ML Model Tracking in Microsoft Fabric Notebooks: Governance, Reproducibility, and Enterprise Scale
Most enterprise AI initiatives fail not because of flawed models, but because of flawed processes around them. When a production model produces an unexpected result, the typical response is a frantic search across shared drives, Confluence pages, and Slack threads trying to reconstruct what version was trained, on what data, with what parameters. This is not a data science problem — it is a governance problem, and it costs organisations millions in remediation, regulatory exposure, and eroded stakeholder trust.
ML model tracking in Microsoft Fabric addresses this directly. By embedding MLflow natively into Fabric Notebooks, Microsoft has created an environment where traceability, reproducibility, and experiment governance are built into the workflow — not bolted on afterwards. For data leaders overseeing enterprise AI programmes, this changes the risk calculus significantly.
Why ML Model Tracking Is a Board-Level Concern
Regulators in financial services, healthcare, and insurance are increasingly requiring organisations to demonstrate not just that an AI model is accurate, but that they can explain why it produced a specific output, which version was in production at a given time, and what training data informed it.
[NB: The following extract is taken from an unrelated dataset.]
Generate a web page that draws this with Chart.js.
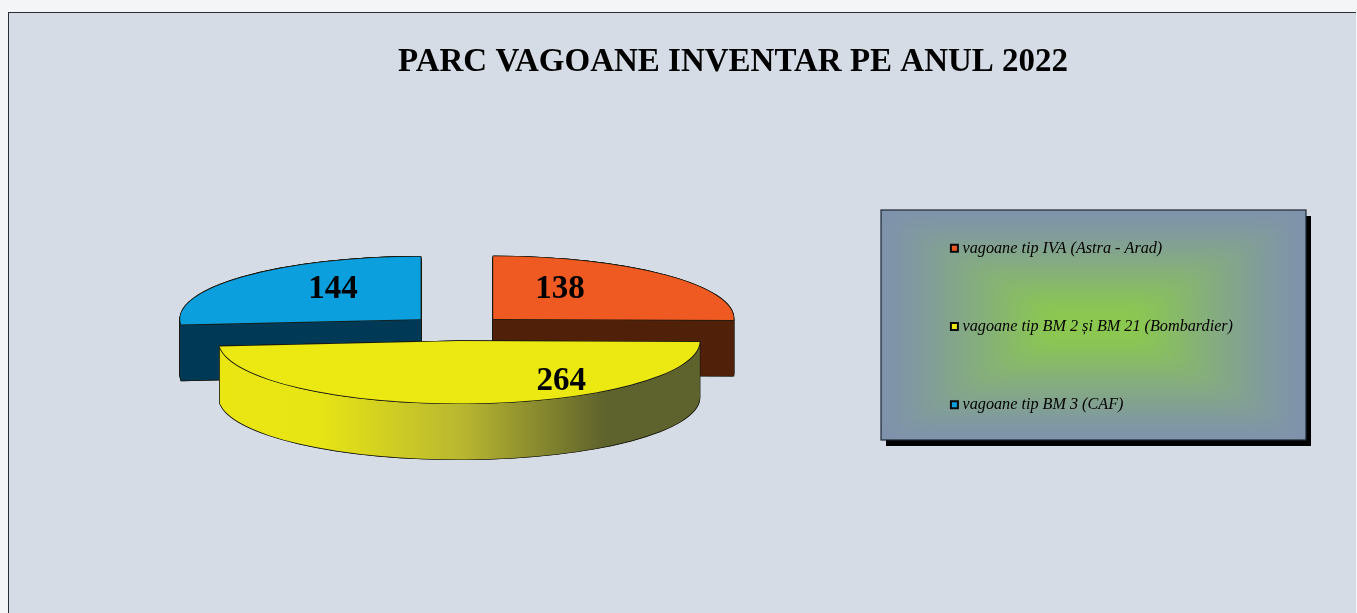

The EU AI Act, APRA's model risk guidance, and the FCA's model risk management principles all point in the same direction: auditability is no longer optional.
Beyond compliance, there is a commercial dimension. Data science teams that cannot reproduce an experiment waste weeks re-running analyses. Model drift that goes undetected because no baseline was recorded quietly degrades business forecasts. The cost of poor ML model governance compounds over time and becomes visible only during audits or incidents — typically at the worst possible moment.
"The question executives should be asking is not 'does our model work?' but 'can we prove what it did, when, and why — and can we reproduce it six months from now?'"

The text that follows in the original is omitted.